Begin Dataset section
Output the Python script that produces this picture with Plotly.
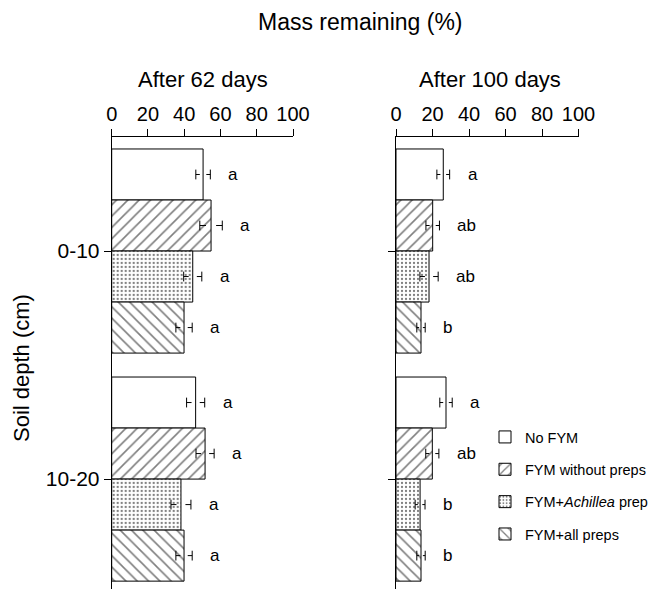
import plotly.graph_objects as go

# ---------------- data ----------------
depths = ["0-10", "10-20"]
treatments = ["No FYM", "FYM without preps", "FYM+<i>Achillea</i> prep", "FYM+all preps"]

mass_62 = [[50.4, 46.3], [54.8, 51.5], [44.7, 38.2], [39.9, 39.9]]
err_62 = [[4.0, 5.0], [6.2, 5.0], [5.0, 5.5], [4.5, 4.5]]
letters_62 = [["a", "a"], ["a", "a"], ["a", "a"], ["a", "a"]]

mass_100 = [[25.9, 27.4], [20.1, 19.9], [18.1, 13.2], [13.7, 13.7]]
err_100 = [[3.5, 3.4], [3.7, 3.6], [5.0, 2.7], [2.3, 2.3]]
letters_100 = [["a", "a"], ["ab", "ab"], ["ab", "b"], ["b", "b"]]

xticks = [0, 20, 40, 60, 80, 100]

# ---------------- styling ----------------
FONT = "Arial, 'Liberation Sans', sans-serif"
OFF = 8  # page body margin
W, H = 659 - OFF, 589 - OFF


def px(x):
    return (x - OFF) / W


def py(y):
    return 1 - (y - OFF) / H


patterns = [
    dict(shape=""),
    dict(shape="/", size=8, solidity=0.2, fgcolor="black", bgcolor="white"),
    dict(shape=".", size=4, solidity=0.25, fgcolor="black", bgcolor="white"),
    dict(shape="\\", size=8, solidity=0.2, fgcolor="black", bgcolor="white"),
]
group_width = 0.895
bw = group_width / len(treatments)
offsets = [(i - (len(treatments) - 1) / 2) * bw for i in range(len(treatments))]

fig = go.Figure()

panels = [
    ("x", "y", mass_62, err_62, letters_62, True),
    ("x2", "y2", mass_100, err_100, letters_100, False),
]

annotations = []
for xa, ya, vals, errs, lets, show in panels:
    for i, name in enumerate(treatments):
        ypos = [g + offsets[i] for g in range(len(depths))]
        fig.add_trace(go.Bar(
            x=vals[i], y=ypos, width=bw, orientation="h",
            marker=dict(color="white", line=dict(color="black", width=1),
                        pattern=patterns[i]),
            name=name, legendgroup=name, showlegend=show,
            xaxis=xa, yaxis=ya, hoverinfo="skip",
        ))
    # error bars (caps with short stubs, as in the original)
    for i in range(len(treatments)):
        sx, sy, cx, cy = [], [], [], []
        for g in range(len(depths)):
            v, e = vals[i][g], errs[i][g]
            yy = g + offsets[i]
            s = 0.55 * e
            sx += [v - e, v - e + s, None, v + e - s, v + e, None]
            sy += [yy, yy, None, yy, yy, None]
            cx += [v - e, v + e]
            cy += [yy, yy]
            annotations.append(dict(
                x=v + e, y=yy, xref=xa, yref=ya, text=lets[i][g],
                showarrow=False, xanchor="left", yanchor="middle", xshift=16,
                font=dict(family=FONT, size=17, color="black")))
        fig.add_trace(go.Scatter(x=sx, y=sy, mode="lines",
                                 line=dict(color="black", width=1),
                                 xaxis=xa, yaxis=ya, showlegend=False, hoverinfo="skip"))
        fig.add_trace(go.Scatter(x=cx, y=cy, mode="markers",
                                 marker=dict(symbol="line-ns", size=7,
                                             line=dict(color="black", width=1)),
                                 xaxis=xa, yaxis=ya, showlegend=False, hoverinfo="skip"))

xcommon = dict(range=[0, 100], tickvals=xticks, side="top", ticks="outside", ticklen=7,
               tickcolor="black", showline=True, linecolor="black", linewidth=1,
               showgrid=False, zeroline=False, automargin=False,
               tickfont=dict(family=FONT, size=20, color="black"))
ycommon = dict(range=[1.482, -0.5], tickvals=list(range(len(depths))), ticks="outside",
               ticklen=7, tickcolor="black", showline=True, linecolor="black",
               linewidth=1, showgrid=False, zeroline=False, automargin=False,
               domain=[py(589), py(137)])


def label(text, x, y, size=22, angle=0):
    return dict(text=text, x=px(x), y=py(y), xref="paper", yref="paper",
                xanchor="center", yanchor="middle", showarrow=False, textangle=angle,
                font=dict(family=FONT, size=size, color="black"))


annotations += [
    label("Mass remaining (%)", 361, 22, 23),
    label("After 62 days", 203, 79),
    label("After 100 days", 490, 79),
    label("Soil depth (cm)", 21, 368, 22, -90),
]

fig.update_layout(
    width=W, height=H,
    margin=dict(l=0, r=0, t=0, b=0),
    paper_bgcolor="white", plot_bgcolor="white",
    barmode="overlay",
    xaxis=dict(domain=[px(111.7), px(293)], anchor="y", **xcommon),
    yaxis=dict(anchor="x", ticktext=depths,
               tickfont=dict(family=FONT, size=21, color="black"), **ycommon),
    xaxis2=dict(domain=[px(396), px(578.5)], anchor="y2", **xcommon),
    yaxis2=dict(anchor="x2", showticklabels=False, **ycommon),
    legend=dict(x=px(485), y=py(421), xanchor="left", yanchor="top",
                font=dict(family=FONT, size=14.5, color="black"),
                tracegroupgap=10.5, bgcolor="rgba(0,0,0,0)"),
    annotations=annotations,
    font=dict(family=FONT, color="black"),
)

fig.write_html("out.html")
End Dataset section
_Exercise task:_ Output the data exactly. Pictures don't belong in the result.

_Task output:_
Output the Python script that produces this picture with Plotly.
import plotly.graph_objects as go

# ---------------- data ----------------
depths = ["0-10", "10-20"]
treatments = ["No FYM", "FYM without preps", "FYM+<i>Achillea</i> prep", "FYM+all preps"]

mass_62 = [[50.4, 46.3], [54.8, 51.5], [44.7, 38.2], [39.9, 39.9]]
err_62 = [[4.0, 5.0], [6.2, 5.0], [5.0, 5.5], [4.5, 4.5]]
letters_62 = [["a", "a"], ["a", "a"], ["a", "a"], ["a", "a"]]

mass_100 = [[25.9, 27.4], [20.1, 19.9], [18.1, 13.2], [13.7, 13.7]]
err_100 = [[3.5, 3.4], [3.7, 3.6], [5.0, 2.7], [2.3, 2.3]]
letters_100 = [["a", "a"], ["ab", "ab"], ["ab", "b"], ["b", "b"]]

xticks = [0, 20, 40, 60, 80, 100]

# ---------------- styling ----------------
FONT = "Arial, 'Liberation Sans', sans-serif"
OFF = 8  # page body margin
W, H = 659 - OFF, 589 - OFF


def px(x):
    return (x - OFF) / W


def py(y):
    return 1 - (y - OFF) / H


patterns = [
    dict(shape=""),
    dict(shape="/", size=8, solidity=0.2, fgcolor="black", bgcolor="white"),
    dict(shape=".", size=4, solidity=0.25, fgcolor="black", bgcolor="white"),
    dict(shape="\\", size=8, solidity=0.2, fgcolor="black", bgcolor="white"),
]
group_width = 0.895
bw = group_width / len(treatments)
offsets = [(i - (len(treatments) - 1) / 2) * bw for i in range(len(treatments))]

fig = go.Figure()

panels = [
    ("x", "y", mass_62, err_62, letters_62, True),
    ("x2", "y2", mass_100, err_100, letters_100, False),
]

annotations = []
for xa, ya, vals, errs, lets, show in panels:
    for i, name in enumerate(treatments):
        ypos = [g + offsets[i] for g in range(len(depths))]
        fig.add_trace(go.Bar(
            x=vals[i], y=ypos, width=bw, orientation="h",
            marker=dict(color="white", line=dict(color="black", width=1),
                        pattern=patterns[i]),
            name=name, legendgroup=name, showlegend=show,
            xaxis=xa, yaxis=ya, hoverinfo="skip",
        ))
    # error bars (caps with short stubs, as in the original)
    for i in range(len(treatments)):
        sx, sy, cx, cy = [], [], [], []
        for g in range(len(depths)):
            v, e = vals[i][g], errs[i][g]
            yy = g + offsets[i]
            s = 0.55 * e
            sx += [v - e, v - e + s, None, v + e - s, v + e, None]
            sy += [yy, yy, None, yy, yy, None]
            cx += [v - e, v + e]
            cy += [yy, yy]
            annotations.append(dict(
                x=v + e, y=yy, xref=xa, yref=ya, text=lets[i][g],
                showarrow=False, xanchor="left", yanchor="middle", xshift=16,
                font=dict(family=FONT, size=17, color="black")))
        fig.add_trace(go.Scatter(x=sx, y=sy, mode="lines",
                                 line=dict(color="black", width=1),
                                 xaxis=xa, yaxis=ya, showlegend=False, hoverinfo="skip"))
        fig.add_trace(go.Scatter(x=cx, y=cy, mode="markers",
                                 marker=dict(symbol="line-ns", size=7,
                                             line=dict(color="black", width=1)),
                                 xaxis=xa, yaxis=ya, showlegend=False, hoverinfo="skip"))

xcommon = dict(range=[0, 100], tickvals=xticks, side="top", ticks="outside", ticklen=7,
               tickcolor="black", showline=True, linecolor="black", linewidth=1,
               showgrid=False, zeroline=False, automargin=False,
               tickfont=dict(family=FONT, size=20, color="black"))
ycommon = dict(range=[1.482, -0.5], tickvals=list(range(len(depths))), ticks="outside",
               ticklen=7, tickcolor="black", showline=True, linecolor="black",
               linewidth=1, showgrid=False, zeroline=False, automargin=False,
               domain=[py(589), py(137)])


def label(text, x, y, size=22, angle=0):
    return dict(text=text, x=px(x), y=py(y), xref="paper", yref="paper",
                xanchor="center", yanchor="middle", showarrow=False, textangle=angle,
                font=dict(family=FONT, size=size, color="black"))


annotations += [
    label("Mass remaining (%)", 361, 22, 23),
    label("After 62 days", 203, 79),
    label("After 100 days", 490, 79),
    label("Soil depth (cm)", 21, 368, 22, -90),
]

fig.update_layout(
    width=W, height=H,
    margin=dict(l=0, r=0, t=0, b=0),
    paper_bgcolor="white", plot_bgcolor="white",
    barmode="overlay",
    xaxis=dict(domain=[px(111.7), px(293)], anchor="y", **xcommon),
    yaxis=dict(anchor="x", ticktext=depths,
               tickfont=dict(family=FONT, size=21, color="black"), **ycommon),
    xaxis2=dict(domain=[px(396), px(578.5)], anchor="y2", **xcommon),
    yaxis2=dict(anchor="x2", showticklabels=False, **ycommon),
    legend=dict(x=px(485), y=py(421), xanchor="left", yanchor="top",
                font=dict(family=FONT, size=14.5, color="black"),
                tracegroupgap=10.5, bgcolor="rgba(0,0,0,0)"),
    annotations=annotations,
    font=dict(family=FONT, color="black"),
)

fig.write_html("out.html")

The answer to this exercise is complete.